Node n{"a", new Node{"b", new Node{"c", nullptr}}};
Node p{"d", new Node{"e", nullptr}};
p = n; // Runs the copy assignment operator, since both nodes exist (already initialized)

Compiler provided copy assignmnet operator which does shallow copies of pointers. We have data sharing, since p’s first node is changed to a and points to Node n’s b. (include picture) Data sharing again, leaked Node. We’ll implement our own copy assignment operator.

Attempt #1 :

Node& Node::operator=(const Node& other){
	delete next;
	data = other.data;
	next = other.next?new Node{*(other.next)}:nullptr;
	return *this;
}

Need to do some cleanup first when it is a assignment operator. Example of breaking:

Node n{"a", new Node{"b", new Node{"c", nullptr}}};
n = n;

(include picture) We start by deleting the rest of the linked list.

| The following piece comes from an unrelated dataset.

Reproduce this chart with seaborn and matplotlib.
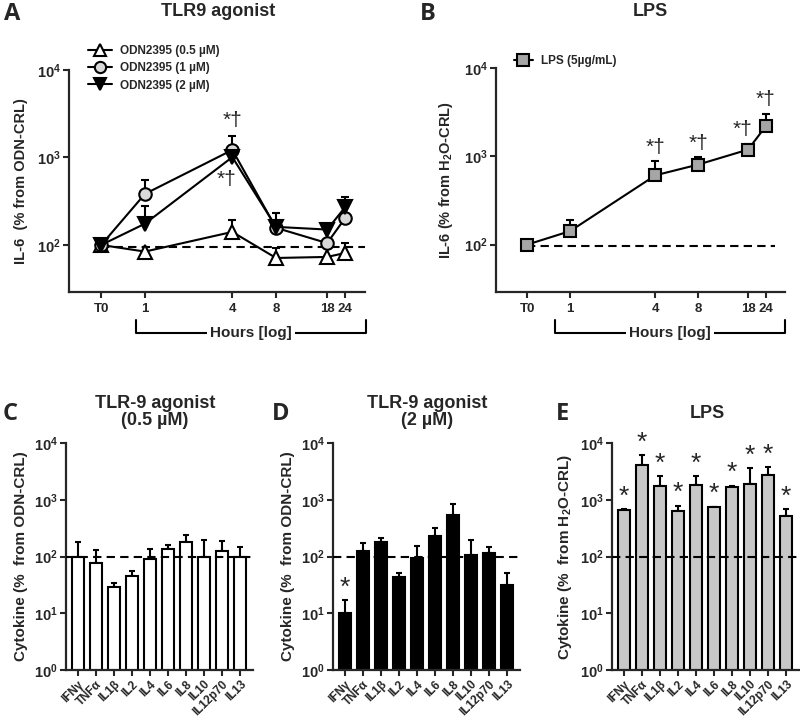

To protect against self-assignment, add the following to the beginning of the assignment operator:

if(this == &other) return *this;

other is an lvalue reference, we check if it’s the same thing in the memory location, then return *this. We’ll rearrange the copy assignment operator slightly: new has the posibility to reject our request for more memory, we’ll then quit the function. Call new first so if it fails, we haven’t deleted anything yet.

Working copy assignment operator:

Node& Node::operator=(const Node& other){
	if(this == &other) return *this;
	Node* tmp = other.next?new Node(*(other.next)):nullptr;
	data = other.data;
	delete next;
	next = tmp;
	return *this;
}

There is some code duplicating between copy ctor and coy assignment operator. Can address this using the copy and swap idiom.

Node& Node::operator=(const Node& other){
	Node tmp{other}; // complete recursive copy of n
	std::swap(data, tmp.data);
	std::swap(next, tmp.next);
	return *this;
	// swap is in <utility> swaps two values
}
 
p = n;

(picture example to include)

Exercise: Check what happens with self-assignment! Finally: Move asisgnment operator, for more efficiency:

Node& Node::operator=(Node&& other){
	std::swap(data, other.data);
	std::swap(next, other.next);
	return *this;
}
n = getAlphabet();

(include picture)

Exercise: write this without swapping.

If you don’t define a move ctor/assignment operator but you do define a copy ctor/assignment operator, compiler will use copies in all scenarios.

Rule of Five / Big Five If you write one of the following, should usually write all:

• Destructor
• Move constructor operator
• Move assignment operator
• Copy constructor operator
• Copy assignment operator

Elision:

Rational makeRational() {return Rational{1, 5}};
{
	Rational r = makeRational();
}

In g++, std = c++14, neither moe nor copy gets called! This is called elision. In certain cases, compiler can skip calling copy/move ctors, instead writing the objects’ values directly into its final location.

Another example:

void doMath(Rational r){
	...
}
doMath(makeRational());

Here, {1, 5} is writeen directly into r. Note: Elision is possible, even if it changes program output!

• Not expected to know all possible cases, just that it’s possible.

Disable with the flag —fno -elide -constructors (slow down program thoug)